For short videos (<10 min), consider `SAMPLE_INTERVAL_SEC=5` for finer coverage.

## Troubleshooting

- **OOM / killed process**: The v2 pipeline never holds more than 1 frame in memory during Pass 1. If still OOM, increase `SAMPLE_INTERVAL_SEC` to 15-20.
- **All emotions "neutral"**: DeepFace model couldn't download (proxy block). Pass 1 smile detection still works — look at the `num_smiles` field in the manifest.
- **Face crop is wrong person**: The pipeline picks the largest detected face. In screenshare mode, this may be a profile picture rather than a webcam face. Check the full frame to verify.
- **No faces detected**: Zoom gallery recordings with "shared screen with gallery view" work best. Solo speaker view may have the face too close/large for the cascade detector — try lowering `ANALYSIS_SCALE` to 0.3.

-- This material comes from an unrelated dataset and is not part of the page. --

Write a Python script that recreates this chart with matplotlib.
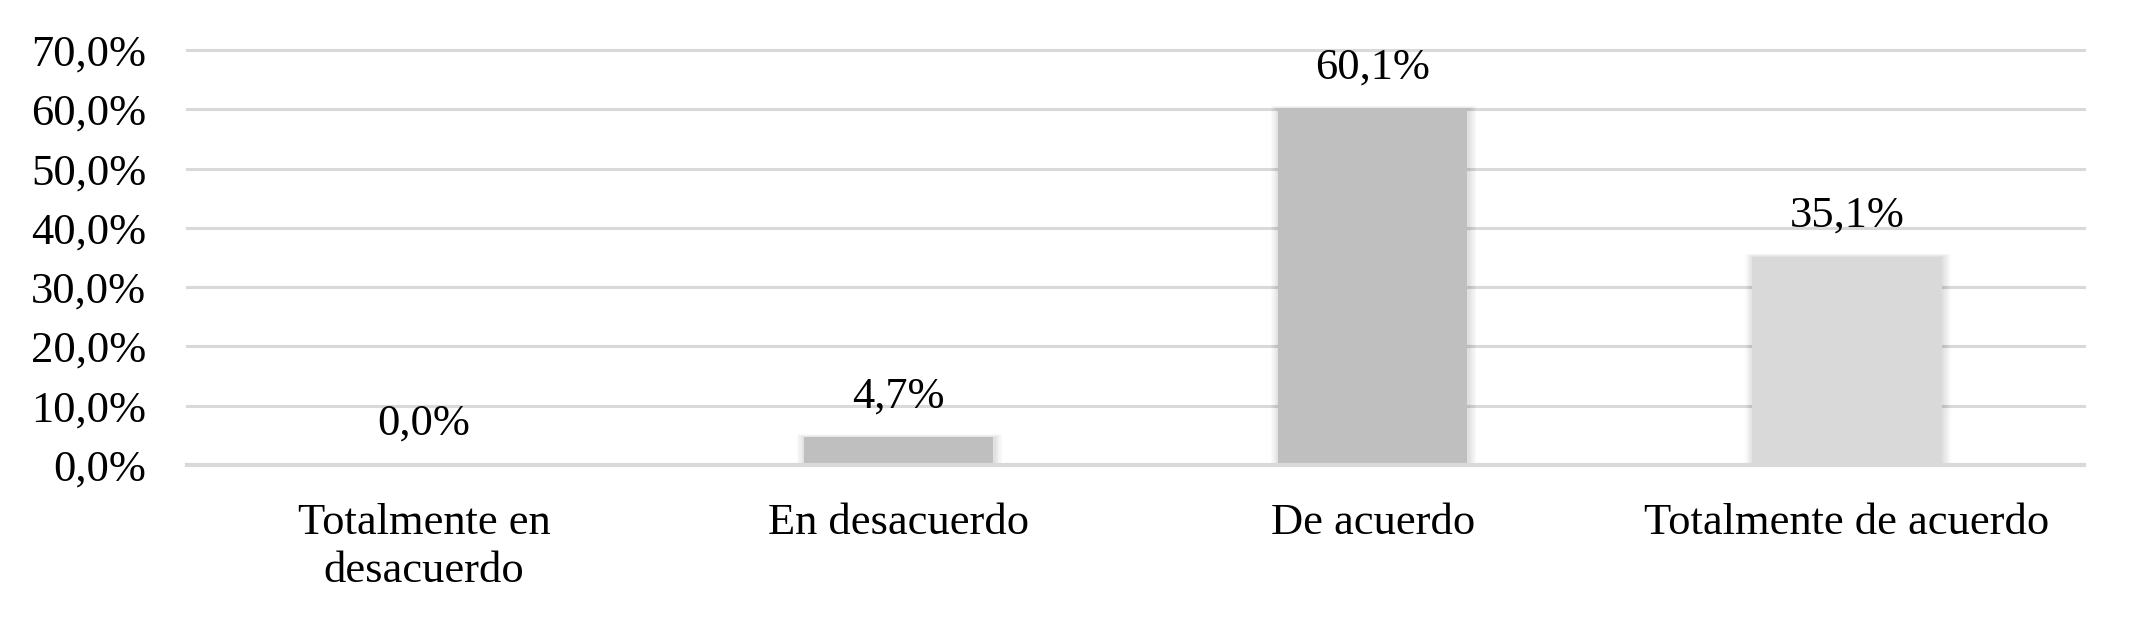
import matplotlib
matplotlib.use("Agg")
import matplotlib.pyplot as plt
import numpy as np

categories = ["Totalmente en\ndesacuerdo", "En desacuerdo", "De acuerdo", "Totalmente de acuerdo"]
values = [0.0, 4.7, 60.1, 35.1]
value_labels = ["0,0%", "4,7%", "60,1%", "35,1%"]
yticks = [0, 10, 20, 30, 40, 50, 60, 70]
ytick_labels = ["0,0%", "10,0%", "20,0%", "30,0%", "40,0%", "50,0%", "60,0%", "70,0%"]
bar_colors = ["#a5a5a5", "#bfbfbf", "#bfbfbf", "#d9d9d9"]

plt.rcParams['font.family'] = ['Liberation Serif', 'DejaVu Serif']

fig = plt.figure(figsize=(21.35, 6.26), dpi=100)
ax = fig.add_axes([187/2135, 161/626, 1897/2135, 415/626])

x = np.arange(len(categories))
bw = 0.40
px_x = 1/474.25
px_y = 10/59.3

# soft shadow
for k in range(1, 7):
    ax.bar(x + 1.0*px_x, [v + (k*0.5*px_y if v > 0 else 0) for v in values],
           width=bw + 2*k*1.3*px_x, color="black", alpha=0.02, zorder=2, linewidth=0)

ax.bar(x, values, width=bw, color=bar_colors, zorder=3, linewidth=0)

for i, (v, lab) in enumerate(zip(values, value_labels)):
    ax.annotate(lab, xy=(x[i], v), xytext=(0, 21.6), textcoords="offset points",
                ha="center", va="baseline", fontsize=32, color="black", zorder=5)

ax.set_xlim(-0.5, len(categories) - 0.5)
ax.set_ylim(0, 70)
for y in yticks:
    if y == 0:
        ax.axhline(y, color="#d9d9d9", linewidth=3.0, zorder=4, clip_on=False)
    else:
        ax.axhline(y, color="#d9d9d9", linewidth=2.2, zorder=1, clip_on=False)

ax.set_yticks(yticks)
ax.set_yticklabels(ytick_labels, fontsize=32)
ax.set_xticks(x)
ax.set_xticklabels(categories, fontsize=32, linespacing=1.28, va="top")
ax.tick_params(axis="y", length=0, pad=29.5)
ax.tick_params(axis="x", length=0, pad=27)
for s in ax.spines.values():
    s.set_visible(False)

fig.savefig("out.png", dpi=100, facecolor="white")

- **Background removal artifacts**: rembg's u2net can produce halos around hair. For cleaner results, try the `u2net_human_seg` model: `remove(img, model_name='u2net_human_seg')`.
- **Slow processing**: A 76-minute video takes ~2 minutes for Pass 1, ~15 seconds for Pass 2 (12 candidates), and ~60 seconds for bg removal (4 faces). Most time is in Pass 1 scanning.